March 15, 2005

Ideological disagreement and the "disruptive" student.

The Daily Cardinal's reports on a problem that arose in a seminar here at the UW:
The principles of appropriate classroom behavior and intellectual diversity recently collided in Professor Scott Straus' Politics of Human Rights seminar, resulting in an angry and frustrated class, a student alleging professor incompetence and the student being forced to meet with an assistant dean of students.

Controversy arose when UW-Madison senior Joe McWilliams repeatedly questioned Straus during class.

Straus and other students in the class claim McWilliams' questioning of the professor was off-topic and combative, while McWilliams maintains his questions were not off-topic and his behavior was appropriate.

After several classes where McWilliams spoke out in what the professor and other students deemed an inappropriate manner, Professor Straus brought the issue to the Dean of Students Office, which sent McWilliams a letter requesting a meeting and mentioning possible suspension or expulsion.

"The tone he was setting was having a detrimental effect on the class. He was, in my view, interfering with my ability to teach the class," Straus said.

McWilliams feels the professor targeted him because of his outspoken nature and political views.

"To receive a disciplinary letter from the professor and the assistant dean of students-I felt that was me being singled out for having a belief system which was inconsistent with [Straus]'s conformist liberal view," he said.
It's incredibly difficult to figure out what actually occurred. How disruptive was the student?

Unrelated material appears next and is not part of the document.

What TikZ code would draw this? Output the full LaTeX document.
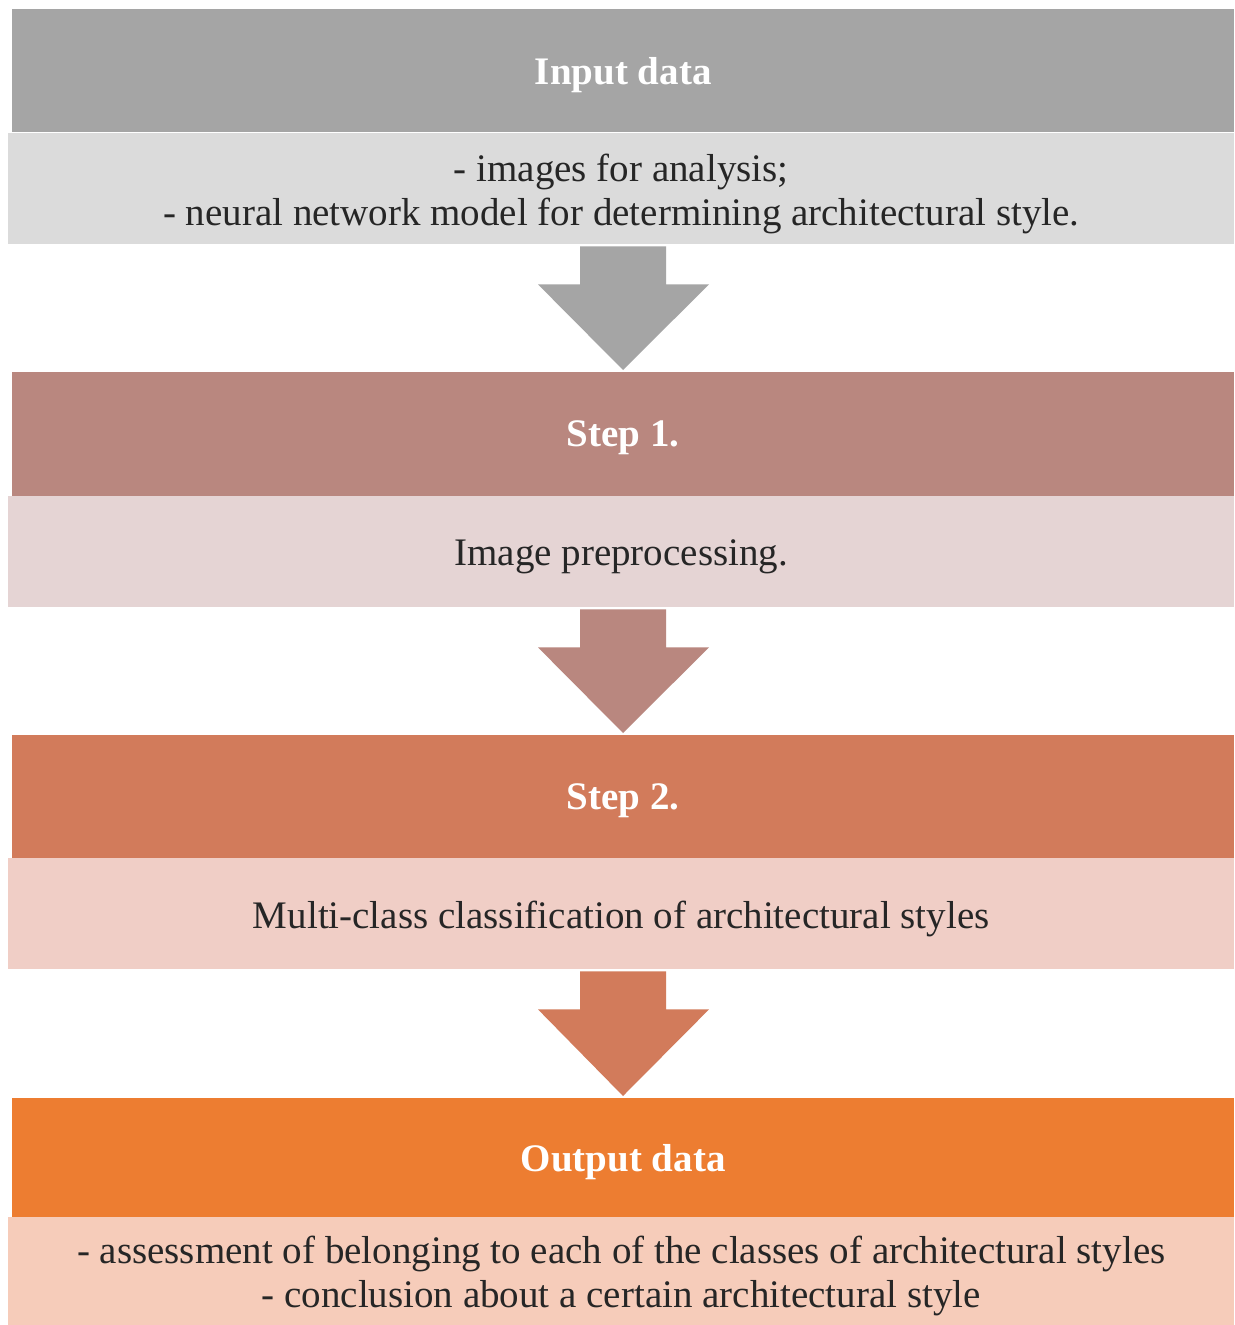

Was he treated in a manner proportional to his disruptiveness or was he treated more harshly because of his ideological disagreement with the teacher and the other students?

Perhaps it's impossible to conceive of a student who ideologically agreed with the teacher and other students but was somehow also equally disruptive. Can you disaggregate the student's disruptiveness from his being out of step with the rest of the class? Should the teacher need to actively accommodate a range of views so that a student with ideological disagreements will not seem so disruptive? Is it acceptable for a teacher -- I'm not saying Straus did this -- to establish an ideological norm that makes raising other points of view seem to be dragging the class off topic and ruining the organization to the detriment of the other students? And if a student really does have a problem understanding his role in a seminar, is it overkill to involve the Dean of Students and to mention sanctions like expulsion?

UPDATE: Note that the Daily Cardinal has expressed regret that the headline for the article was misleading. I was drawn to the article by the headline, and noticed that the material in the article didn't support the headline. I also know that letters supporting Professor Straus have been sent to the Cardinal, including a letter from students in the seminar who strongly deny that there was any repression of viewpoints.

ANOTHER UPDATE: The Cardinal publishes the letter sent by the students.